(begin)

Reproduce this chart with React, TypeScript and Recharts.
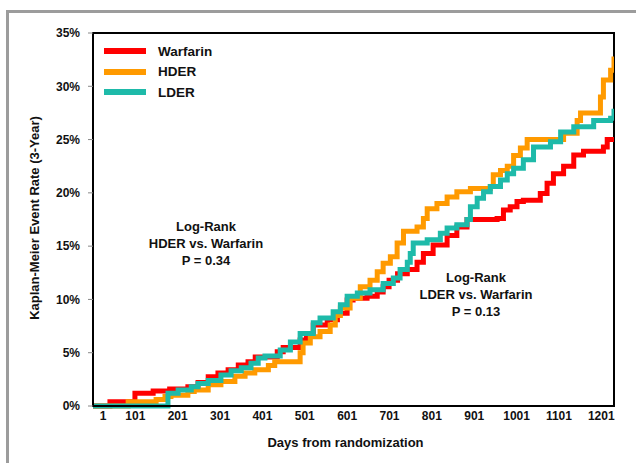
import { LineChart, Line, XAxis, YAxis, ReferenceArea } from 'recharts';

// Kaplan-Meier step curves (day, event rate %)
const warfarinDays = [1, 41, 100, 143, 182, 225, 249, 273, 296, 320, 344, 367, 384, 436, 450, 490, 505, 521, 554, 578, 601, 615, 648, 672, 686, 700, 720, 743, 766, 781, 804, 837, 860, 884, 955, 970, 986, 1002, 1017, 1057, 1073, 1088, 1112, 1136, 1159, 1206, 1215, 1231];
const warfarinRates = [0, 0.4, 1.2, 1.4, 1.6, 1.8, 2.2, 2.75, 3.1, 3.4, 3.85, 4.15, 4.6, 5.1, 5.5, 6.2, 6.8, 7.6, 8.1, 8.7, 9.95, 10.1, 10.3, 10.7, 11.2, 11.8, 12.4, 12.8, 13.5, 14.3, 15.1, 16.0, 16.8, 17.5, 17.6, 18.4, 18.7, 19.2, 19.3, 19.95, 20.9, 21.8, 22.5, 23.55, 23.9, 24.3, 25, 25];

const hderDays = [1, 84, 150, 171, 185, 225, 240, 273, 303, 336, 360, 383, 415, 430, 490, 497, 514, 537, 561, 573, 585, 608, 632, 655, 672, 686, 703, 719, 734, 766, 781, 790, 813, 837, 860, 892, 939, 946, 963, 979, 994, 1010, 1026, 1112, 1144, 1152, 1199, 1206, 1223, 1231];
const hderRates = [0, 0.4, 0.6, 0.9, 1.0, 1.35, 1.5, 2.0, 2.3, 2.8, 3.1, 3.4, 3.8, 4.15, 5.0, 5.9, 6.5, 7.0, 7.6, 8.5, 9.2, 10.1, 11.2, 11.8, 12.6, 13.4, 14.0, 15.3, 16.4, 16.8, 17.6, 18.5, 19.0, 19.6, 20.1, 20.4, 20.6, 21.7, 22.1, 22.5, 23.5, 24.2, 25.0, 25.6, 26.8, 27.5, 29.0, 30.6, 31.5, 32.8];

const lderDays = [1, 171, 178, 202, 233, 249, 273, 303, 327, 351, 374, 391, 407, 443, 467, 490, 521, 537, 568, 585, 601, 625, 655, 686, 710, 726, 743, 750, 757, 790, 821, 837, 860, 884, 892, 908, 923, 939, 963, 979, 994, 1017, 1041, 1081, 1105, 1136, 1183, 1223, 1231];
const lderRates = [0, 0, 1.2, 1.5, 1.8, 2.1, 2.4, 2.9, 3.3, 3.6, 4.0, 4.5, 4.7, 5.25, 6.0, 6.8, 7.8, 8.25, 8.85, 9.5, 10.3, 10.6, 10.9, 11.5, 12.0, 12.8, 13.5, 14.3, 15.3, 15.6, 16.2, 16.7, 17.0, 17.5, 18.7, 19.5, 20.1, 20.6, 21.2, 21.8, 22.3, 23.1, 24.3, 24.8, 25.7, 26.2, 26.8, 27.0, 27.9];

const xTicks = [1, 101, 201, 301, 401, 501, 601, 701, 801, 901, 1001, 1101, 1201];
const yTicks = [0, 5, 10, 15, 20, 25, 30, 35];

const FONT = '"Liberation Sans", Arial, sans-serif';

const series = [
    { name: 'Warfarin', color: '#ff0000', data: warfarinDays.map((d, i) => ({ day: d, rate: warfarinRates[i] })) },
    { name: 'HDER', color: '#ff9a00', data: hderDays.map((d, i) => ({ day: d, rate: hderRates[i] })) },
    { name: 'LDER', color: '#1ebaa9', data: lderDays.map((d, i) => ({ day: d, rate: lderRates[i] })) },
];

const XTick = ({ x, y, payload, index }: any) => (
    <text
        x={x + (index === 0 ? 10 : 0)}
        y={y}
        dy="0.75em"
        textAnchor="middle"
        fill="#111"
        fontSize={12}
        fontWeight="bold"
        fontFamily={FONT}
    >
        {payload.value}
    </text>
);

const YTitle = () => (
    <text
        x={34}
        y={218}
        transform="rotate(-90 34 218)"
        textAnchor="middle"
        dominantBaseline="central"
        fill="#111"
        fontSize={13}
        fontWeight="bold"
        fontFamily={FONT}
    >
        Kaplan-Meier Event Rate (3-Year)
    </text>
);

const noteStyle: React.CSSProperties = {
    position: 'absolute',
    width: 160,
    textAlign: 'center',
    fontFamily: FONT,
    fontWeight: 'bold',
    fontSize: 13,
    lineHeight: '17px',
    color: '#111',
};

export default function App() {
    return (
        <div style={{ position: 'relative', width: 636, height: 463, background: '#fff', overflow: 'hidden' }}>
            <style>{`body{margin:0}`}</style>
            <div
                style={{
                    position: 'absolute',
                    left: 6,
                    top: 10,
                    width: 700,
                    height: 500,
                    borderTop: '3px solid #9c9c9c',
                    borderLeft: '3px solid #9c9c9c',
                }}
            />
            <LineChart width={636} height={463} margin={{ top: 33, right: 22, bottom: 0, left: 0 }}>
                <XAxis
                    type="number"
                    dataKey="day"
                    domain={[1, 1231]}
                    ticks={xTicks}
                    interval={0}
                    allowDataOverflow
                    height={57}
                    tickLine={false}
                    tickSize={0}
                    tickMargin={5}
                    axisLine={{ stroke: '#000', strokeWidth: 2 }}
                    tick={<XTick />}
                    label={{
                        value: 'Days from randomization',
                        position: 'insideBottom',
                        offset: 16,
                        dx: -8,
                        fill: '#111',
                        fontSize: 13,
                        fontWeight: 'bold',
                        fontFamily: FONT,
                    }}
                />
                <YAxis
                    type="number"
                    domain={[0, 35]}
                    ticks={yTicks}
                    interval={0}
                    width={93}
                    tickSize={5}
                    tickMargin={8}
                    tickFormatter={(v) => `${v}%`}
                    axisLine={{ stroke: '#000', strokeWidth: 2 }}
                    tickLine={{ stroke: '#888' }}
                    tick={{ fill: '#111', fontSize: 12, fontWeight: 'bold', fontFamily: FONT }}
                    label={<YTitle />}
                />
                <ReferenceArea x1={1} x2={1231} y1={0} y2={35} fill="none" stroke="#000" strokeWidth={2} />
                {series.map((s) => (
                    <Line
                        key={s.name}
                        data={s.data}
                        dataKey="rate"
                        name={s.name}
                        type="stepAfter"
                        stroke={s.color}
                        strokeWidth={5}
                        dot={false}
                        activeDot={false}
                        isAnimationActive={false}
                    />
                ))}
            </LineChart>
            <div style={{ position: 'absolute', left: 104, top: 41, fontFamily: FONT, fontWeight: 'bold', fontSize: 13.5, color: '#111' }}>
                {series.map((s) => (
                    <div key={s.name} style={{ display: 'flex', alignItems: 'center', height: 20.5 }}>
                        <div style={{ width: 42, height: 6, background: s.color, marginRight: 12 }} />
                        <span>{s.name}</span>
                    </div>
                ))}
            </div>
            <div style={{ ...noteStyle, left: 126, top: 218 }}>
                Log-Rank<br />HDER vs. Warfarin<br />P = 0.34
            </div>
            <div style={{ ...noteStyle, left: 396, top: 269 }}>
                Log-Rank<br />LDER vs. Warfarin<br />P = 0.13
            </div>
        </div>
    );
}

(end)

Please repeat exactly the data above from its first line to the line that contains "XAxis, YAxis, ReferenceArea", inclusive, and leave every picture out.

Reproduce this chart with React, TypeScript and Recharts.
import { LineChart, Line, XAxis, YAxis, ReferenceArea } from 'recharts';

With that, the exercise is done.